Reproduce every line of the material below, but drop the pictures.
━━━━━━━━━━━━━━━━━━━━━━━━━━━━━━
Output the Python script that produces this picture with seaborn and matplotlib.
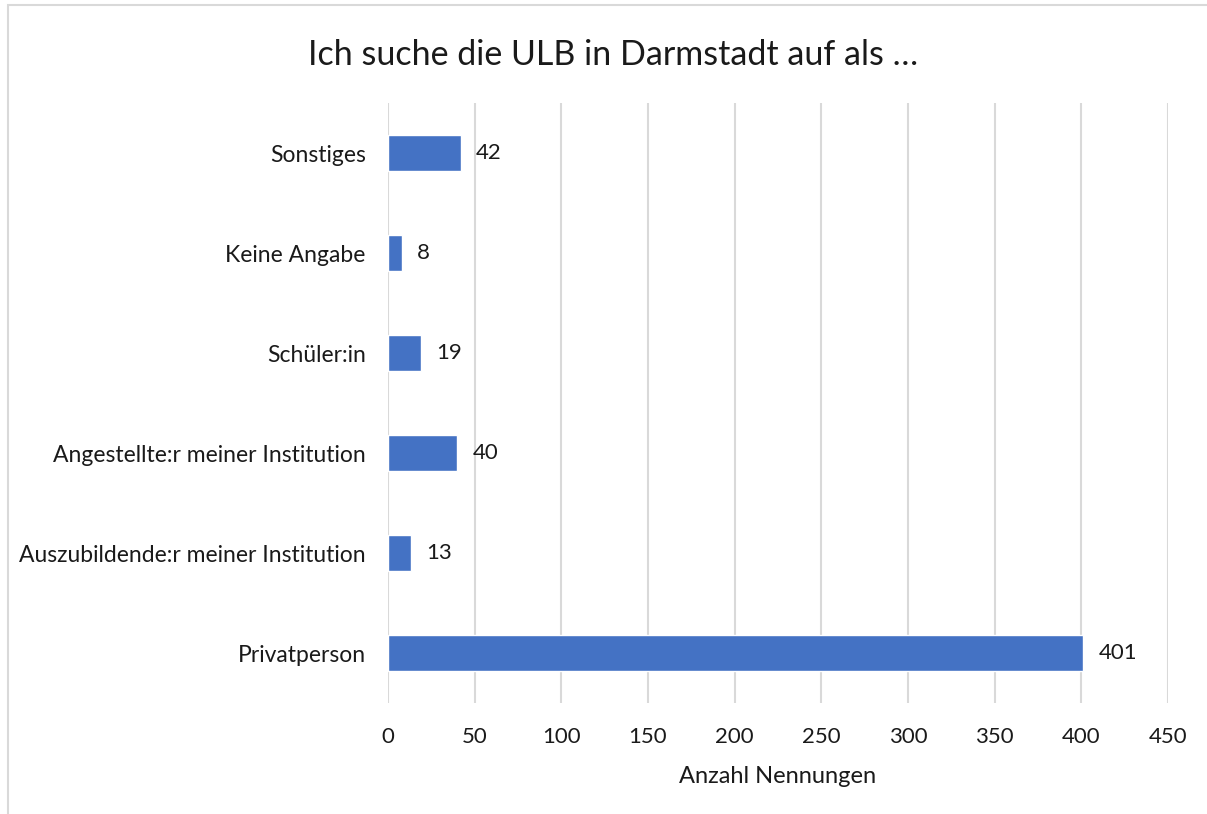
import matplotlib
matplotlib.use("Agg")
import matplotlib.pyplot as plt
import seaborn as sns
import pandas as pd
from matplotlib.patches import Rectangle

categories = ["Sonstiges", "Keine Angabe", "Schüler:in",
              "Angestellte:r meiner Institution",
              "Auszubildende:r meiner Institution", "Privatperson"]
values = [42, 8, 19, 40, 13, 401]
x_ticks = [0, 50, 100, 150, 200, 250, 300, 350, 400, 450]
title = "Ich suche die ULB in Darmstadt auf als …"
x_label = "Anzahl Nennungen"

df = pd.DataFrame({"cat": categories, "val": values})

sns.set_theme(style="white")
plt.rcParams['font.family'] = ['Lato', 'DejaVu Sans']

fig = plt.figure(figsize=(12.07, 8.14), dpi=100)
ax = fig.add_axes([388/1207, 1-703/814, 780/1207, 600/814])

sns.barplot(data=df, y="cat", x="val", order=categories, orient="h",
            color="#4472C4", saturation=1, width=0.36, ax=ax)

ax.set_xlim(0, 450)
ax.set_xticks(x_ticks)
ax.set_xticklabels([str(t) for t in x_ticks], fontsize=16, color="#1a1a1a")
ax.tick_params(axis="y", labelsize=16.5, labelcolor="#1a1a1a", length=0, pad=16)
ax.tick_params(axis="x", length=0, pad=17)
ax.grid(axis="x", color="#d9d9d9", linewidth=1.5)
ax.set_axisbelow(True)
for s in ax.spines.values():
    s.set_visible(False)
ax.set_ylabel("")
ax.set_xlabel(x_label, fontsize=17, color="#1a1a1a", labelpad=14)

for c in ax.containers:
    ax.bar_label(c, padding=11, fontsize=16, color="#1a1a1a")

fig.text(613/1207, 1-55/814, title, ha="center", va="center",
         fontsize=24.5, color="#1a1a1a")

fig.patches.append(Rectangle((8/1207, -0.1), 1.2, 1 - 5/814 + 0.1,
                             transform=fig.transFigure, fill=False,
                             edgecolor="#d9d9d9", linewidth=1.5))

fig.savefig("out.png", dpi=100)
━━━━━━━━━━━━━━━━━━━━━━━━━━━━━━
- RIGHT ANSWER
Output the Python script that produces this picture with seaborn and matplotlib.
import matplotlib
matplotlib.use("Agg")
import matplotlib.pyplot as plt
import seaborn as sns
import pandas as pd
from matplotlib.patches import Rectangle

categories = ["Sonstiges", "Keine Angabe", "Schüler:in",
              "Angestellte:r meiner Institution",
              "Auszubildende:r meiner Institution", "Privatperson"]
values = [42, 8, 19, 40, 13, 401]
x_ticks = [0, 50, 100, 150, 200, 250, 300, 350, 400, 450]
title = "Ich suche die ULB in Darmstadt auf als …"
x_label = "Anzahl Nennungen"

df = pd.DataFrame({"cat": categories, "val": values})

sns.set_theme(style="white")
plt.rcParams['font.family'] = ['Lato', 'DejaVu Sans']

fig = plt.figure(figsize=(12.07, 8.14), dpi=100)
ax = fig.add_axes([388/1207, 1-703/814, 780/1207, 600/814])

sns.barplot(data=df, y="cat", x="val", order=categories, orient="h",
            color="#4472C4", saturation=1, width=0.36, ax=ax)

ax.set_xlim(0, 450)
ax.set_xticks(x_ticks)
ax.set_xticklabels([str(t) for t in x_ticks], fontsize=16, color="#1a1a1a")
ax.tick_params(axis="y", labelsize=16.5, labelcolor="#1a1a1a", length=0, pad=16)
ax.tick_params(axis="x", length=0, pad=17)
ax.grid(axis="x", color="#d9d9d9", linewidth=1.5)
ax.set_axisbelow(True)
for s in ax.spines.values():
    s.set_visible(False)
ax.set_ylabel("")
ax.set_xlabel(x_label, fontsize=17, color="#1a1a1a", labelpad=14)

for c in ax.containers:
    ax.bar_label(c, padding=11, fontsize=16, color="#1a1a1a")

fig.text(613/1207, 1-55/814, title, ha="center", va="center",
         fontsize=24.5, color="#1a1a1a")

fig.patches.append(Rectangle((8/1207, -0.1), 1.2, 1 - 5/814 + 0.1,
                             transform=fig.transFigure, fill=False,
                             edgecolor="#d9d9d9", linewidth=1.5))

fig.savefig("out.png", dpi=100)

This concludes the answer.